AVAILABLE DATA:

══════

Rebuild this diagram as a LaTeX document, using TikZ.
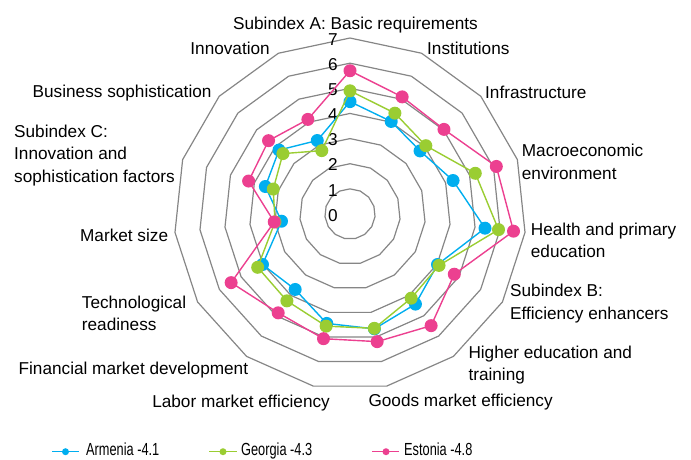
\documentclass[tikz,border=0pt]{standalone}
\usepackage{fontspec}
\setmainfont{Liberation Sans}
\newfontfamily\legfont[FakeStretch=0.73]{Liberation Sans}
\definecolor{cblue}{RGB}{0,174,239}
\definecolor{cgreen}{RGB}{154,205,50}
\definecolor{cpink}{RGB}{236,64,144}
\definecolor{cgray}{RGB}{134,134,134}
\begin{document}
\begin{tikzpicture}[x=1pt,y=-1pt,
  ring/.style={draw=cgray,line width=1.2pt,line join=miter},
  serie/.style={line width=1.4pt,line join=round},
  dot/.style={circle,inner sep=0pt,minimum size=13pt,draw=none},
  ldot/.style={circle,inner sep=0pt,minimum size=7pt,draw=none},
  lbl/.style={font=\fontsize{17.2}{22.5}\selectfont,inner sep=0pt,align=left},
  rlbl/.style={font=\fontsize{17.2}{22.5}\selectfont,inner sep=0pt,align=right},
  leg/.style={inner sep=0pt,anchor=base west,font=\legfont\fontsize{17.5}{21}\selectfont}]
\useasboundingbox (0,0) rectangle (691,459);
\def\cx{350}\def\cy{214}\def\u{25.14}
\coordinate (C) at (\cx,\cy);
% rings
\foreach \k in {1,...,7}{
  \draw[ring] ({\cx+\k*\u*cos(90)},{\cy-\k*\u*sin(90)})
    \foreach \i in {1,...,14}{ -- ({\cx+\k*\u*cos(90-24*\i)},{\cy-\k*\u*sin(90-24*\i)}) } -- cycle;
}
% ring values
\foreach \k in {0,...,7}{
  \node[lbl,anchor=east] (v\k) at (338,{215-\k*\u+1.7}) {\strut\k};
}
% series
\foreach \s/\col/\vals in {
  A/cblue/{4.47,4.03,3.75,4.31,5.40,4.02,4.43,4.67,4.45,3.71,4.02,2.74,3.54,3.80,3.20},
  G/cgreen/{4.90,4.39,4.06,5.24,5.94,4.09,4.14,4.65,4.56,4.27,4.24,3.00,3.21,3.59,2.76},
  E/cpink/{5.70,5.10,5.03,6.12,6.54,4.79,5.49,5.19,5.07,4.86,5.46,3.03,4.24,4.36,4.12}}{
  \foreach \v [count=\i from 0] in \vals {
    \coordinate (\s\i) at ({\cx+\v*\u*cos(90-24*\i)},{\cy-\v*\u*sin(90-24*\i)});
  }
  \draw[serie,draw=\col] (\s0) \foreach \i in {1,...,14}{ -- (\s\i)} -- cycle;
  \foreach \i in {0,...,14}{ \node[dot,fill=\col] (m\s\i) at (\s\i) {}; }
}
% axis labels
\node[lbl,anchor=center] (l0) at (355.5,24.7) {\strut Subindex A: Basic requirements};
\node[lbl,anchor=west] (l1) at (427,49.7) {\strut Institutions};
\node[lbl,anchor=west] (l2) at (485,93.7) {\strut Infrastructure};
\node[lbl,anchor=west] (l3) at (521.7,163.7) {\strut Macroeconomic\\\strut environment};
\node[lbl,anchor=west] (l4) at (530.7,242) {\strut Health and primary\\\strut education};
\node[lbl,anchor=west] (l5) at (510,303.7) {\strut Subindex B:\\\strut Efficiency enhancers};
\node[lbl,anchor=west] (l6) at (468.3,365) {\strut Higher education and\\\strut training};
\node[lbl,anchor=west] (l7) at (368.3,402.4) {\strut Goods market efficiency};
\node[rlbl,anchor=east] (l8) at (330,403.4) {\strut Labor market efficiency};
\node[rlbl,anchor=east] (l9) at (248.3,370) {\strut Financial market development};
\node[lbl,anchor=west] (l10) at (81.7,315) {\strut Technological\\\strut readiness};
\node[rlbl,anchor=east] (l11) at (168.3,236.7) {\strut Market size};
\node[lbl,anchor=west] (l12) at (14,155) {\strut Subindex C:\\\strut Innovation and\\\strut sophistication factors};
\node[rlbl,anchor=east] (l13) at (211.7,93.4) {\strut Business sophistication};
\node[rlbl,anchor=east] (l14) at (270,49.7) {\strut Innovation};
% legend
\coordinate (b1) at (52,451.7); \coordinate (b2) at (79,451.7);
\coordinate (g1) at (209,451.7); \coordinate (g2) at (237,451.7);
\coordinate (p1) at (372,451.7); \coordinate (p2) at (399,451.7);
\draw[serie,draw=cblue] (b1) -- (b2);
\draw[serie,draw=cgreen] (g1) -- (g2);
\draw[serie,draw=cpink] (p1) -- (p2);
\node[ldot,fill=cblue] (kb) at (65.5,451.7) {};
\node[ldot,fill=cgreen] (kg) at (223,451.7) {};
\node[ldot,fill=cpink] (kp) at (386,451.7) {};
\node[leg] (tb) at (86,455) {Armenia -4.1};
\node[leg] (tg) at (241,455) {Georgia -4.3};
\node[leg] (tp) at (404,455) {Estonia -4.8};
\end{tikzpicture}
\end{document}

══════

EXERCISE DETAILS: Take the listing and print it again exactly, but without any pictures.

REPLY:
Rebuild this diagram as a LaTeX document, using TikZ.
\documentclass[tikz,border=0pt]{standalone}
\usepackage{fontspec}
\setmainfont{Liberation Sans}
\newfontfamily\legfont[FakeStretch=0.73]{Liberation Sans}
\definecolor{cblue}{RGB}{0,174,239}
\definecolor{cgreen}{RGB}{154,205,50}
\definecolor{cpink}{RGB}{236,64,144}
\definecolor{cgray}{RGB}{134,134,134}
\begin{document}
\begin{tikzpicture}[x=1pt,y=-1pt,
  ring/.style={draw=cgray,line width=1.2pt,line join=miter},
  serie/.style={line width=1.4pt,line join=round},
  dot/.style={circle,inner sep=0pt,minimum size=13pt,draw=none},
  ldot/.style={circle,inner sep=0pt,minimum size=7pt,draw=none},
  lbl/.style={font=\fontsize{17.2}{22.5}\selectfont,inner sep=0pt,align=left},
  rlbl/.style={font=\fontsize{17.2}{22.5}\selectfont,inner sep=0pt,align=right},
  leg/.style={inner sep=0pt,anchor=base west,font=\legfont\fontsize{17.5}{21}\selectfont}]
\useasboundingbox (0,0) rectangle (691,459);
\def\cx{350}\def\cy{214}\def\u{25.14}
\coordinate (C) at (\cx,\cy);
% rings
\foreach \k in {1,...,7}{
  \draw[ring] ({\cx+\k*\u*cos(90)},{\cy-\k*\u*sin(90)})
    \foreach \i in {1,...,14}{ -- ({\cx+\k*\u*cos(90-24*\i)},{\cy-\k*\u*sin(90-24*\i)}) } -- cycle;
}
% ring values
\foreach \k in {0,...,7}{
  \node[lbl,anchor=east] (v\k) at (338,{215-\k*\u+1.7}) {\strut\k};
}
% series
\foreach \s/\col/\vals in {
  A/cblue/{4.47,4.03,3.75,4.31,5.40,4.02,4.43,4.67,4.45,3.71,4.02,2.74,3.54,3.80,3.20},
  G/cgreen/{4.90,4.39,4.06,5.24,5.94,4.09,4.14,4.65,4.56,4.27,4.24,3.00,3.21,3.59,2.76},
  E/cpink/{5.70,5.10,5.03,6.12,6.54,4.79,5.49,5.19,5.07,4.86,5.46,3.03,4.24,4.36,4.12}}{
  \foreach \v [count=\i from 0] in \vals {
    \coordinate (\s\i) at ({\cx+\v*\u*cos(90-24*\i)},{\cy-\v*\u*sin(90-24*\i)});
  }
  \draw[serie,draw=\col] (\s0) \foreach \i in {1,...,14}{ -- (\s\i)} -- cycle;
  \foreach \i in {0,...,14}{ \node[dot,fill=\col] (m\s\i) at (\s\i) {}; }
}
% axis labels
\node[lbl,anchor=center] (l0) at (355.5,24.7) {\strut Subindex A: Basic requirements};
\node[lbl,anchor=west] (l1) at (427,49.7) {\strut Institutions};
\node[lbl,anchor=west] (l2) at (485,93.7) {\strut Infrastructure};
\node[lbl,anchor=west] (l3) at (521.7,163.7) {\strut Macroeconomic\\\strut environment};
\node[lbl,anchor=west] (l4) at (530.7,242) {\strut Health and primary\\\strut education};
\node[lbl,anchor=west] (l5) at (510,303.7) {\strut Subindex B:\\\strut Efficiency enhancers};
\node[lbl,anchor=west] (l6) at (468.3,365) {\strut Higher education and\\\strut training};
\node[lbl,anchor=west] (l7) at (368.3,402.4) {\strut Goods market efficiency};
\node[rlbl,anchor=east] (l8) at (330,403.4) {\strut Labor market efficiency};
\node[rlbl,anchor=east] (l9) at (248.3,370) {\strut Financial market development};
\node[lbl,anchor=west] (l10) at (81.7,315) {\strut Technological\\\strut readiness};
\node[rlbl,anchor=east] (l11) at (168.3,236.7) {\strut Market size};
\node[lbl,anchor=west] (l12) at (14,155) {\strut Subindex C:\\\strut Innovation and\\\strut sophistication factors};
\node[rlbl,anchor=east] (l13) at (211.7,93.4) {\strut Business sophistication};
\node[rlbl,anchor=east] (l14) at (270,49.7) {\strut Innovation};
% legend
\coordinate (b1) at (52,451.7); \coordinate (b2) at (79,451.7);
\coordinate (g1) at (209,451.7); \coordinate (g2) at (237,451.7);
\coordinate (p1) at (372,451.7); \coordinate (p2) at (399,451.7);
\draw[serie,draw=cblue] (b1) -- (b2);
\draw[serie,draw=cgreen] (g1) -- (g2);
\draw[serie,draw=cpink] (p1) -- (p2);
\node[ldot,fill=cblue] (kb) at (65.5,451.7) {};
\node[ldot,fill=cgreen] (kg) at (223,451.7) {};
\node[ldot,fill=cpink] (kp) at (386,451.7) {};
\node[leg] (tb) at (86,455) {Armenia -4.1};
\node[leg] (tg) at (241,455) {Georgia -4.3};
\node[leg] (tp) at (404,455) {Estonia -4.8};
\end{tikzpicture}
\end{document}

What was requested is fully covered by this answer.